* _What is asked_: Your task is to retype the lines from the opening of the material through the line that includes "const gttStarAt = [157, 412, 490, 432, 286];". Do not copy the pictures.

* _Data section_:
^^^^^^^^

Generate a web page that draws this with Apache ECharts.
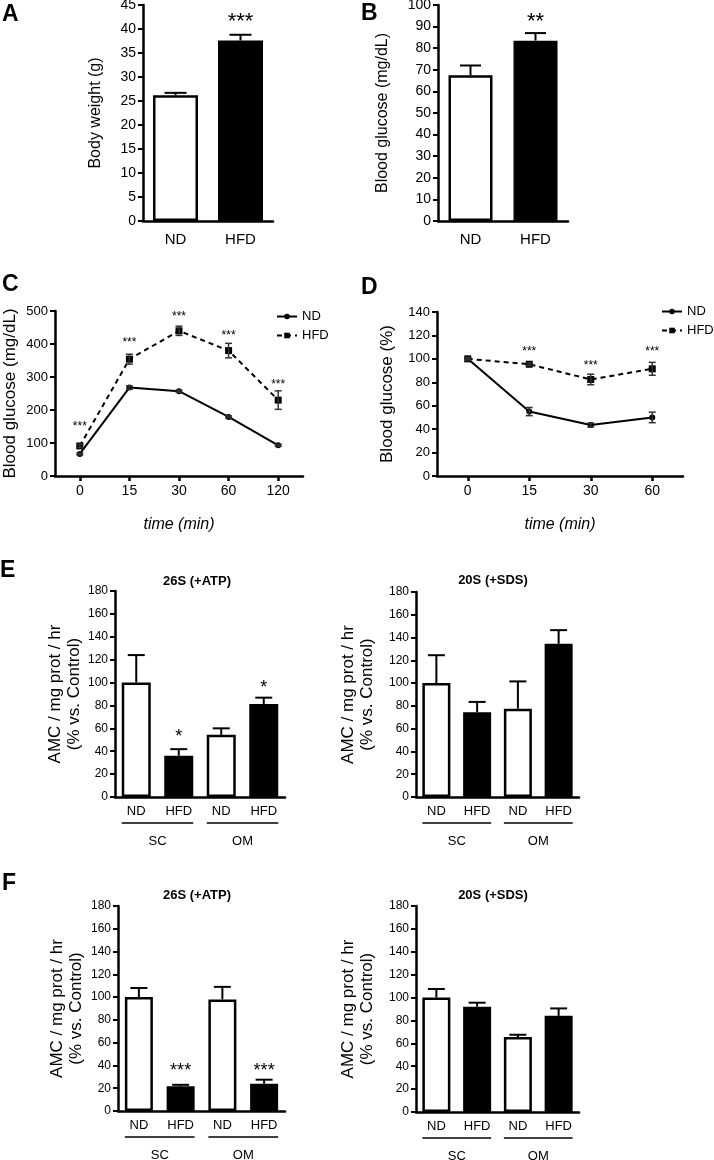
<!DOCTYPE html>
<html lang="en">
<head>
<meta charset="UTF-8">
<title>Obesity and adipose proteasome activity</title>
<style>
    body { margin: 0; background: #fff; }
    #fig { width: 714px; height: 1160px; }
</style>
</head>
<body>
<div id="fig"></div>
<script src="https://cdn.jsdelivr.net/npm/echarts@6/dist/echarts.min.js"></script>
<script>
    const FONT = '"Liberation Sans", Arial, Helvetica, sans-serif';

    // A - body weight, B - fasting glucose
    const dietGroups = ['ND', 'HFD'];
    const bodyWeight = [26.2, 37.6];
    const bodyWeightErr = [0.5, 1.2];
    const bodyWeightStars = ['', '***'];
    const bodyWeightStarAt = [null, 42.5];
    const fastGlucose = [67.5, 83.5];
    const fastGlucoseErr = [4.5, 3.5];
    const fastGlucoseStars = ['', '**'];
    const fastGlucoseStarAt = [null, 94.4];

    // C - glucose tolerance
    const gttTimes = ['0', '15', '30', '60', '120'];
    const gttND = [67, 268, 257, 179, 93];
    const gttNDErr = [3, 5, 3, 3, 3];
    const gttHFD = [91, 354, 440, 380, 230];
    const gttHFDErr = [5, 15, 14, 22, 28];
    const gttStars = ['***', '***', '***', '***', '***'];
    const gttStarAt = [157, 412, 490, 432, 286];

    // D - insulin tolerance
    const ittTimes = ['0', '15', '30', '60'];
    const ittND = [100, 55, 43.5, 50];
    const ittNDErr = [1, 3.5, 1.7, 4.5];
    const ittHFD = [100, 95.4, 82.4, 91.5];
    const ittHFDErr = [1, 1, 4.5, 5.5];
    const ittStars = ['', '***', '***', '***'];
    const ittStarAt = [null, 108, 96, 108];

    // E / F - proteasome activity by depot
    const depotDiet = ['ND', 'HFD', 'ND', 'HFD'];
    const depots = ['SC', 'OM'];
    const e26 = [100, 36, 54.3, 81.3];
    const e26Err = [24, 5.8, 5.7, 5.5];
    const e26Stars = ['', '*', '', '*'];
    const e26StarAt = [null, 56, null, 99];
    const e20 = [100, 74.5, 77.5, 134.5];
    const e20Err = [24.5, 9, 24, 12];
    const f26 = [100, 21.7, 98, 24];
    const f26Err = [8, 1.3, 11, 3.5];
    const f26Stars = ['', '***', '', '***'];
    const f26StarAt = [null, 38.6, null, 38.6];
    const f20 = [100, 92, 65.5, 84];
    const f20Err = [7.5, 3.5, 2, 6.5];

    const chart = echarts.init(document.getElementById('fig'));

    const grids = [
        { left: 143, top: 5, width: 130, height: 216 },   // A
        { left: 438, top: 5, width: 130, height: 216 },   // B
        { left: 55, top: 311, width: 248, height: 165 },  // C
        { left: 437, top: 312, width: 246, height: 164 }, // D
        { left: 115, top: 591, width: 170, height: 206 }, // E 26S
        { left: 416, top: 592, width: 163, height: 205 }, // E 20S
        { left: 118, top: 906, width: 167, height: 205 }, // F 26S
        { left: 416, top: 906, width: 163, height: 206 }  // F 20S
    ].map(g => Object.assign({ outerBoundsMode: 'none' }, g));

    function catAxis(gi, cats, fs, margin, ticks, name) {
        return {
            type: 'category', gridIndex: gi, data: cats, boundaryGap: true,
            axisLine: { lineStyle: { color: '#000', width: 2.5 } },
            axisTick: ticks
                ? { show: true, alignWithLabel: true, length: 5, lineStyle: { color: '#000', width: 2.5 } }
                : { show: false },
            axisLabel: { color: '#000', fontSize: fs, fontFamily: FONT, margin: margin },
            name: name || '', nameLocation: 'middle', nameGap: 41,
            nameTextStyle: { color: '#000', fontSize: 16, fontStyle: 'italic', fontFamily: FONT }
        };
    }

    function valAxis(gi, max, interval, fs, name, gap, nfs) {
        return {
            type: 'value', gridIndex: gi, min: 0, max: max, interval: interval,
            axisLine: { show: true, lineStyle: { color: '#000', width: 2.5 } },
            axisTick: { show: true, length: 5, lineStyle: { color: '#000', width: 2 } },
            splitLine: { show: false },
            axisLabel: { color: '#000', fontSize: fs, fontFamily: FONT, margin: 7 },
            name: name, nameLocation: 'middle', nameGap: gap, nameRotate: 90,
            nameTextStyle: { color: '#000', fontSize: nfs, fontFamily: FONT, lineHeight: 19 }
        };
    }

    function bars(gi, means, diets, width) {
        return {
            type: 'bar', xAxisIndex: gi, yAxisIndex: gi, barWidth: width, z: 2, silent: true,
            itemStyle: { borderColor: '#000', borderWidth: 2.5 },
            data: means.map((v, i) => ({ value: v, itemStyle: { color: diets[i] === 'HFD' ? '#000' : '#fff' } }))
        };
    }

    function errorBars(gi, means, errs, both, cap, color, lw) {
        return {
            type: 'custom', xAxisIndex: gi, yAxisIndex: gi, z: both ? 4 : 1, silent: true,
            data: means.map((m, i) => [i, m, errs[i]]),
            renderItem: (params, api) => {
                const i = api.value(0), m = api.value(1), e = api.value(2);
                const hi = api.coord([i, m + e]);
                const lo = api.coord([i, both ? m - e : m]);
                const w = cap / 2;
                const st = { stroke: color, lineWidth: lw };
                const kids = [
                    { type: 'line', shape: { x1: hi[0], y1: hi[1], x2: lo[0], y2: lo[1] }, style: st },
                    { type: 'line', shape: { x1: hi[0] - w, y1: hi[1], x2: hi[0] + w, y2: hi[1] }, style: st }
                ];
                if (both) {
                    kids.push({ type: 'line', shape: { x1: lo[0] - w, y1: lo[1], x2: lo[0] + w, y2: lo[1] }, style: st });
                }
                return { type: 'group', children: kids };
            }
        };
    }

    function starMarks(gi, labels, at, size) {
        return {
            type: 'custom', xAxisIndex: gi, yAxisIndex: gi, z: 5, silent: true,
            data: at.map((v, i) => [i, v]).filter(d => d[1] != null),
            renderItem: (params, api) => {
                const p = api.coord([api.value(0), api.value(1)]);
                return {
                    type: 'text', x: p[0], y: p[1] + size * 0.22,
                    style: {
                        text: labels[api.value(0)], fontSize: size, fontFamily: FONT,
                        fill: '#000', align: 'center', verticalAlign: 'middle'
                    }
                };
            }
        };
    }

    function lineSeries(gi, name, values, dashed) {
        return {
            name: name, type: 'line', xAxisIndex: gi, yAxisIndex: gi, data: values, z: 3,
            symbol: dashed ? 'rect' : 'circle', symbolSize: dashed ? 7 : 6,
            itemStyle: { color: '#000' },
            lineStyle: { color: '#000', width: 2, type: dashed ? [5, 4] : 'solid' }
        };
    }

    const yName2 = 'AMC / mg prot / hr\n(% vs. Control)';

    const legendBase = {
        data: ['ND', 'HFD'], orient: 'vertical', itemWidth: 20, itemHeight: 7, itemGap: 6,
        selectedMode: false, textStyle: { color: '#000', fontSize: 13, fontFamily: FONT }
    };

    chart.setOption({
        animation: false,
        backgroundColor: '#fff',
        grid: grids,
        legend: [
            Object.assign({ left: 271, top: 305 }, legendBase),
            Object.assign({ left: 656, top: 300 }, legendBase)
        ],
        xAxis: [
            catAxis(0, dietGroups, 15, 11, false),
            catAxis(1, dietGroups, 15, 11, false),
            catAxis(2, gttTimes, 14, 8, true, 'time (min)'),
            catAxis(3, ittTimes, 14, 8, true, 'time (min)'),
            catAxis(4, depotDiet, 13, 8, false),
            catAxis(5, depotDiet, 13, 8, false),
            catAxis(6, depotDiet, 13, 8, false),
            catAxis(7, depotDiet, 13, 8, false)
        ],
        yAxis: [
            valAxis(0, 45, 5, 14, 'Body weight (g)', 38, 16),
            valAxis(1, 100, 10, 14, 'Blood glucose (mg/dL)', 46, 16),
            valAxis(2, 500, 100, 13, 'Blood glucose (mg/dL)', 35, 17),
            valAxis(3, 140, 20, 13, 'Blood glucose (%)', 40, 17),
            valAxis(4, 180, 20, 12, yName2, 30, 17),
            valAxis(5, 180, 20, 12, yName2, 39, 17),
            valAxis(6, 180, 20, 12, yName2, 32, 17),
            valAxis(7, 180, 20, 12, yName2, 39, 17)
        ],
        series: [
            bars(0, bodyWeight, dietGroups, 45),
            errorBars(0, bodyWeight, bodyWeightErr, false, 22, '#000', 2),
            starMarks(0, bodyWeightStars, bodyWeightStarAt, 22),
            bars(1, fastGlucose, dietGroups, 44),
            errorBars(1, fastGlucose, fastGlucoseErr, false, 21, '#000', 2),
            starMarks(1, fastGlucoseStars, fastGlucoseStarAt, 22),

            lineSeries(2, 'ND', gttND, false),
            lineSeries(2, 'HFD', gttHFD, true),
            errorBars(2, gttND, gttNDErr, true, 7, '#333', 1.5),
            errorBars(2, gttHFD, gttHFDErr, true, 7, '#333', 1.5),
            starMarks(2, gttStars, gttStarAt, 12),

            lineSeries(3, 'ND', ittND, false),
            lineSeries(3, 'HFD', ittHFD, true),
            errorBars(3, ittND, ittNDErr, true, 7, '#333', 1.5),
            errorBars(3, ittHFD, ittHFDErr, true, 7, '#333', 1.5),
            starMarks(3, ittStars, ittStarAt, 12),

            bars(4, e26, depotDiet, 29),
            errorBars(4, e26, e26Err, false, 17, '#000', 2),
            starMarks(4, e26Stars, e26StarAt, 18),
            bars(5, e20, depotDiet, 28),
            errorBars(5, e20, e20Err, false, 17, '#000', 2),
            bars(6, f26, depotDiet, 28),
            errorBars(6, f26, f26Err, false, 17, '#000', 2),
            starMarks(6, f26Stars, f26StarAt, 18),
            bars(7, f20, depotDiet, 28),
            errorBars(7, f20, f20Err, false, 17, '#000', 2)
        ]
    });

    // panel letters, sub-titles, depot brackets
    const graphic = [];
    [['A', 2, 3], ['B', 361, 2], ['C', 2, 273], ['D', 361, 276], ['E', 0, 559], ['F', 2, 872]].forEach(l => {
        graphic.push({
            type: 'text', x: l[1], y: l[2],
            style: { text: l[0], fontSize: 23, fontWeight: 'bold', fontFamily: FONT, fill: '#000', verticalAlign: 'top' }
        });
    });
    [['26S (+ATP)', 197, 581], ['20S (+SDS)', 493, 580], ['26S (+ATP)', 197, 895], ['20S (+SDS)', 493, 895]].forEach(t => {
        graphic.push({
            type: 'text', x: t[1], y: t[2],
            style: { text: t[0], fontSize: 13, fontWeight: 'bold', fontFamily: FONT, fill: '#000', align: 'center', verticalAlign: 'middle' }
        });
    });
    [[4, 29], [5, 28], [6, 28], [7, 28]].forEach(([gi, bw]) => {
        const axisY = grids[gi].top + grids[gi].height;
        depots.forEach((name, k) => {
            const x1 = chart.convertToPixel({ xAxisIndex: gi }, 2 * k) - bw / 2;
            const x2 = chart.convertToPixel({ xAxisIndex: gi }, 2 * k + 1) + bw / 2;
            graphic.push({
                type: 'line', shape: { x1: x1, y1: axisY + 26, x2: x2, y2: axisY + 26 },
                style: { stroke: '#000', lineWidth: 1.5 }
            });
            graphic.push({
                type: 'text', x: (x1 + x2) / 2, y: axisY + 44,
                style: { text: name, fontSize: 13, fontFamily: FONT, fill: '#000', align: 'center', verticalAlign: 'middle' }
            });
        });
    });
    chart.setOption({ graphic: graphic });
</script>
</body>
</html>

^^^^^^^^

* _Result_:
Generate a web page that draws this with Apache ECharts.
<!DOCTYPE html>
<html lang="en">
<head>
<meta charset="UTF-8">
<title>Obesity and adipose proteasome activity</title>
<style>
    body { margin: 0; background: #fff; }
    #fig { width: 714px; height: 1160px; }
</style>
</head>
<body>
<div id="fig"></div>
<script src="https://cdn.jsdelivr.net/npm/echarts@6/dist/echarts.min.js"></script>
<script>
    const FONT = '"Liberation Sans", Arial, Helvetica, sans-serif';

    // A - body weight, B - fasting glucose
    const dietGroups = ['ND', 'HFD'];
    const bodyWeight = [26.2, 37.6];
    const bodyWeightErr = [0.5, 1.2];
    const bodyWeightStars = ['', '***'];
    const bodyWeightStarAt = [null, 42.5];
    const fastGlucose = [67.5, 83.5];
    const fastGlucoseErr = [4.5, 3.5];
    const fastGlucoseStars = ['', '**'];
    const fastGlucoseStarAt = [null, 94.4];

    // C - glucose tolerance
    const gttTimes = ['0', '15', '30', '60', '120'];
    const gttND = [67, 268, 257, 179, 93];
    const gttNDErr = [3, 5, 3, 3, 3];
    const gttHFD = [91, 354, 440, 380, 230];
    const gttHFDErr = [5, 15, 14, 22, 28];
    const gttStars = ['***', '***', '***', '***', '***'];
    const gttStarAt = [157, 412, 490, 432, 286];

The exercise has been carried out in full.